Scot McKnight is a recognized authority on the New Testament, early Christianity, and the historical Jesus. McKnight, author of more than forty books, is the Professor of New Testament at Northern Seminary in Lombard, IL.

  • http://lotharlorraine.wordpress.com/ Lothar Lorraine

    I don’t have only one voice in my head while thinking about this issue.

    On the one hand I like churches where every committed member (ideally regardless of her sex) can preach after having proven their love for the Lord and fellow humans.
    This possibility for everyone to preach is extremely enriching and can foster many hearers in their spiritual journey.

    On the other hands, consecration is beautiful and avoids excesses and the chaos one sees in some free churches.

    Lovely greetings from France and Germany.
    Lothars Sohn – Lothar’s son
    http://lotharlorraine.wordpress.com

  • Kent Anderson

    In one respect ordination also provides an essential component – accountability to the ordaining group. This may become even more importnant in the days ahead.
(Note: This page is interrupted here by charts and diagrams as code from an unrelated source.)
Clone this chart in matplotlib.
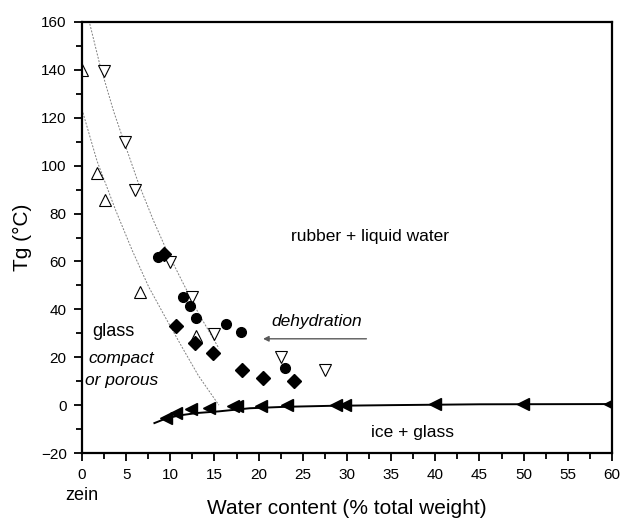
import matplotlib
matplotlib.use("Agg")
import matplotlib.pyplot as plt
from matplotlib.ticker import MultipleLocator

plt.rcParams["font.family"] = ["Liberation Sans", "DejaVu Sans"]

# open up-triangles
up_x = [0.0, 1.7, 2.6, 6.6, 12.9]
up_y = [140.0, 96.8, 85.6, 47.3, 28.8]

# open down-triangles
down_x = [2.5, 4.9, 6.0, 10.0, 12.5, 14.9, 22.5, 27.5]
down_y = [139.7, 110.0, 90.0, 59.8, 45.0, 29.6, 19.9, 14.6]

# filled circles
circ_x = [8.6, 11.4, 12.2, 12.9, 16.3, 18.0, 23.0]
circ_y = [61.7, 45.2, 41.3, 36.2, 33.7, 30.4, 15.3]

# filled diamonds
diam_x = [9.3, 10.6, 12.8, 14.8, 18.1, 20.5, 24.0]
diam_y = [63.0, 33.0, 26.0, 21.6, 14.6, 11.4, 10.0]

# filled left-pointing triangles (ice melting)
left_x = [9.5, 10.6, 12.3, 14.4, 17.1, 17.5, 20.3, 23.2, 28.8, 29.8, 40.0, 49.9, 59.8]
left_y = [-5.2, -3.2, -1.8, -1.1, -0.3, -0.3, -0.3, 0.0, 0.0, 0.0, 0.3, 0.4, 0.4]

# solid guide line through the melting points
melt_x = [8.2, 9.5, 11.0, 13.0, 15.5, 19.0, 23.0, 28.0, 35.0, 45.0, 60.0]
melt_y = [-7.5, -5.6, -4.3, -3.3, -2.6, -1.3, -0.7, -0.3, 0.0, 0.35, 0.45]

# dotted guide curves
upper_x = [0.7, 2.0, 3.6, 4.9, 6.4, 8.1, 9.6, 11.3, 13.2, 15.5]
upper_y = [162.0, 142.5, 122.5, 108.5, 92.6, 77.0, 64.5, 52.0, 38.3, 23.7]
lower_x = [0.0, 1.7, 3.8, 5.7, 7.55, 9.4, 11.3, 13.2, 15.5]
lower_y = [123.5, 102.0, 81.5, 64.5, 49.4, 36.9, 24.4, 12.2, 0.0]


def main() -> None:
    fig = plt.figure(figsize=(6.22, 5.20), dpi=100)
    ax = fig.add_axes([0.1318, 0.1288, 0.8521, 0.8289])

    dot = (0, (2.0, 1.5))
    ax.plot(upper_x, upper_y, color="0.5", linewidth=0.7, linestyle=dot)
    ax.plot(lower_x, lower_y, color="0.5", linewidth=0.7, linestyle=dot)
    ax.plot(melt_x, melt_y, color="black", linewidth=1.4)

    ax.plot(up_x, up_y, linestyle="none", marker="^", markersize=8.5,
            markerfacecolor="white", markeredgecolor="black", markeredgewidth=0.8)
    ax.plot(down_x, down_y, linestyle="none", marker="v", markersize=8.5,
            markerfacecolor="white", markeredgecolor="black", markeredgewidth=0.8)
    ax.plot(circ_x, circ_y, linestyle="none", marker="o", markersize=7,
            color="black")
    ax.plot(diam_x, diam_y, linestyle="none", marker="D", markersize=7,
            color="black")
    ax.plot(left_x, left_y, linestyle="none", marker="<", markersize=8.5,
            color="black")

    ax.set_xlim(0, 60)
    ax.set_ylim(-20, 160)
    ax.xaxis.set_major_locator(MultipleLocator(5))
    ax.xaxis.set_minor_locator(MultipleLocator(2.5))
    ax.yaxis.set_major_locator(MultipleLocator(20))
    ax.yaxis.set_minor_locator(MultipleLocator(10))
    ax.tick_params(which="major", direction="out", length=6, width=1.3,
                   labelsize=11, pad=5)
    ax.tick_params(which="minor", direction="out", length=4, width=1.3)
    for side in ax.spines.values():
        side.set_linewidth(1.6)

    ax.set_xlabel("Water content (% total weight)", fontsize=15, labelpad=12)
    ax.set_ylabel("Tg (\u00b0C)", fontsize=15, labelpad=6)

    ax.text(32.6, 70.6, "rubber + liquid water", fontsize=12.5, ha="center", va="center")
    ax.text(3.5, 30.6, "glass", fontsize=13, ha="center", va="center")
    ax.text(4.4, 19.6, "compact", fontsize=12.5, style="italic", ha="center", va="center")
    ax.text(4.45, 10.2, "or porous", fontsize=12.5, style="italic", ha="center", va="center")
    ax.text(26.6, 34.8, "dehydration", fontsize=12.5, style="italic", ha="center", va="center")
    ax.annotate("", xy=(20.5, 27.7), xytext=(32.2, 27.7),
                arrowprops=dict(arrowstyle="-|>", color="0.35", linewidth=1.0,
                                mutation_scale=8, shrinkA=0, shrinkB=0))
    ax.text(37.4, -11.6, "ice + glass", fontsize=12.5, ha="center", va="center")
    fig.text(82 / 622, 1 - 495 / 520, "zein", fontsize=13, ha="center", va="center")

    fig.savefig("out.png", dpi=100)
    plt.close(fig)


if __name__ == "__main__":
    main()
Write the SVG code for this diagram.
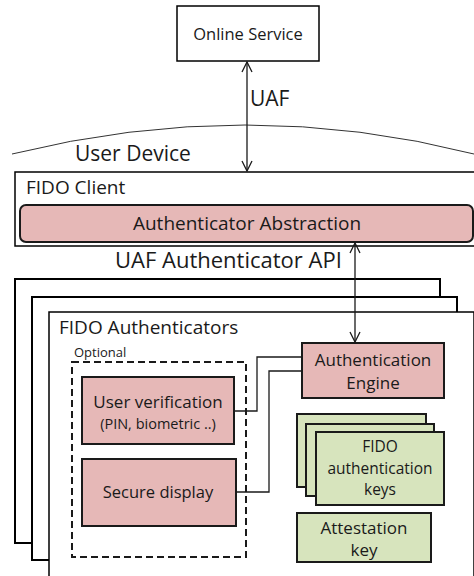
<svg xmlns="http://www.w3.org/2000/svg" width="474" height="576" viewBox="0 0 474 576">
<defs>
<style>
text{font-family:"Open Sans",Lato,"Liberation Sans",sans-serif;fill:#1a1a1a}
.c{text-anchor:middle}
.box{fill:#fff;stroke:#000;stroke-width:1.5}
.frame{fill:#fff;stroke:#000;stroke-width:2}
.pink{fill:#e6b8b7;stroke:#1a1a1a;stroke-width:2}
.green{fill:#d7e4bd;stroke:#1a1a1a;stroke-width:2}
.ln{fill:none;stroke:#1a1a1a;stroke-width:1.3}
</style>
<marker id="ah" viewBox="0 0 12 12" refX="11" refY="6" markerWidth="12" markerHeight="12" markerUnits="userSpaceOnUse" orient="auto-start-reverse">
<path d="M1,1 L11,6 L1,11" fill="none" stroke="#1a1a1a" stroke-width="1.3"/>
</marker>
</defs>
<path d="M12,154 Q247,96 474,154" fill="none" stroke="#333" stroke-width="1"/>
<text x="75" y="161" font-size="21">User Device</text>
<g id="online-service">
<rect class="box" x="177" y="6" width="142" height="55"/>
<text class="c" x="248" y="40" font-size="16.5">Online Service</text>
</g>
<g id="fido-client">
<rect class="box" x="15" y="172" width="460" height="74"/>
<text x="26" y="194" font-size="19">FIDO  Client</text>
</g>
<g id="authenticator-abstraction">
<rect class="pink" x="20" y="205" width="453" height="37" rx="6"/>
<text class="c" x="247" y="230" font-size="19">Authenticator Abstraction</text>
</g>
<text x="115" y="268" font-size="22">UAF Authenticator API</text>
<g id="authenticator-stack">
<rect class="frame" x="15" y="279" width="425" height="264"/>
<rect class="frame" x="32" y="297" width="425" height="263"/>
<rect class="box" x="49" y="312" width="425" height="270"/>
<text x="59" y="334" font-size="19">FIDO Authenticators</text>
</g>
<g id="optional">
<rect fill="none" stroke="#1a1a1a" stroke-width="2" stroke-dasharray="7,4" x="72" y="362" width="174" height="195"/>
<text x="74" y="357" font-size="13">Optional</text>
</g>
<g id="user-verification">
<rect class="pink" x="82" y="377" width="152" height="67"/>
<text class="c" x="158" y="408" font-size="17">User verification</text>
<text class="c" x="158" y="429" font-size="14.5">(PIN, biometric ..)</text>
</g>
<g id="secure-display">
<rect class="pink" x="82" y="459" width="154" height="67"/>
<text class="c" x="158" y="498" font-size="16.5">Secure display</text>
</g>
<g id="authentication-engine">
<rect class="pink" x="302" y="343" width="142" height="55"/>
<text class="c" x="373" y="366" font-size="17">Authentication</text>
<text class="c" x="373" y="389" font-size="17">Engine</text>
</g>
<g id="fido-keys">
<rect class="green" x="297" y="414" width="129" height="73"/>
<rect class="green" x="306" y="424" width="128" height="72"/>
<rect class="green" x="316" y="432" width="128" height="73"/>
<text class="c" x="380" y="452" font-size="15.5">FIDO</text>
<text class="c" x="380" y="474" font-size="15.5">authentication</text>
<text class="c" x="380" y="495" font-size="15.5">keys</text>
</g>
<g id="attestation-key">
<rect class="green" x="297" y="513" width="134" height="49"/>
<text class="c" x="364" y="534" font-size="17">Attestation</text>
<text class="c" x="364" y="556" font-size="17">key</text>
</g>
<g id="connectors">
<line class="ln" x1="247" y1="62" x2="247" y2="171" marker-start="url(#ah)" marker-end="url(#ah)"/>
<text x="250" y="106" font-size="21">UAF</text>
<line class="ln" x1="355" y1="243" x2="355" y2="342" marker-start="url(#ah)" marker-end="url(#ah)"/>
<polyline class="ln" points="234,411 257,411 257,357 302,357"/>
<polyline class="ln" points="236,492 269,492 269,371 302,371"/>
</g>
</svg>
  • http://transformingseminarian.blogspot.com Mark Baker-Wright

    The accountability argument is definitely one that needs serious consideration in any discussion on this topic (whatever the other results of such a discussion might turn out to be).

  • Tertullian2009

    The main question IMO is who determines who goes to seminary–the individual, the congregation, or both? In my experience it has been the individual who decides to go to seminary following some Isaianic or Jermemiac “call” and only then does the congregation “get behind it..”

  • Rick

    But is seminary required?
    And cannot one go to seminary without the goal of pastoring a church?

  • dougchaplin

    Obviously using the pastoral epistles brings added complications of when and by whom they were written, and what relationship they have with Paul, but surely 2 Tim 1:6 has its own fairly clear answer to your last question: “the *gift of God* which is in you through the laying on of *my* hands”

  • Tertullian2009

    No, not required, but it is unlikely IMO that a person is capable of structuring their own learning situation to be as comprehensive as seminary is. And certainly, one doesn’t need to have the end goal of pastoring a church to attend seminary. Many a graduate student have chosen “the academy” as the best way to serve the church.

  • http://chrismorton.info Chris Morton

    It would be helpful for me to see the argument FOR ordination.

  • Steven W. De Bernardi

    I think it is a local congregation issue only. “Ordination” to a particular “office”/function and accountability to those who have called out the individual for special service. If the one ordained no longer performs the function the ordination is revoked. No limit on how many times one person can be installed in a ministry position. And, in the USA there are tax considerations/perks and professional staure that also come into play.

  • Eddy Hall

    It seems to me that to answer this question thoughtfully, we would need to tease apart several strands that have become conflated in our culture.
    1. Does the New Testament guide us to continue the clergy/laity distinction that is found in the Old Testament, or is that distinction done away with in the church era? If it is, then “ordination” as it is practiced in many churches today would be outdated.
    2. Is the practice of laying on of hands to be equated with ordination of clergy? Or does it have much broader application than that? When it was used in the first century church, did it or did it not imply a clergy/laity distinction?

    I am not an academic, but my understanding is that the clergy/laity distinction did not appear in the church until the 2nd century. If that is the case, the practice of laying on of hands in the 1st century church would not have carried with the the meaning of ordination to clergy, but rather commissioning for a particular ministry role. In my congregation, for example, we lay on hands whenever a person assumes a new leadership role in the church as a ministry team leader or a house church shepherd.

  • Jeremy B.

    Yeah, but is that descriptive of that situation or prescriptive of how churches were founded? I think that’s a description of a particular case as Paul is greeting someone he personally sent out. There’s no indication that this was always the case.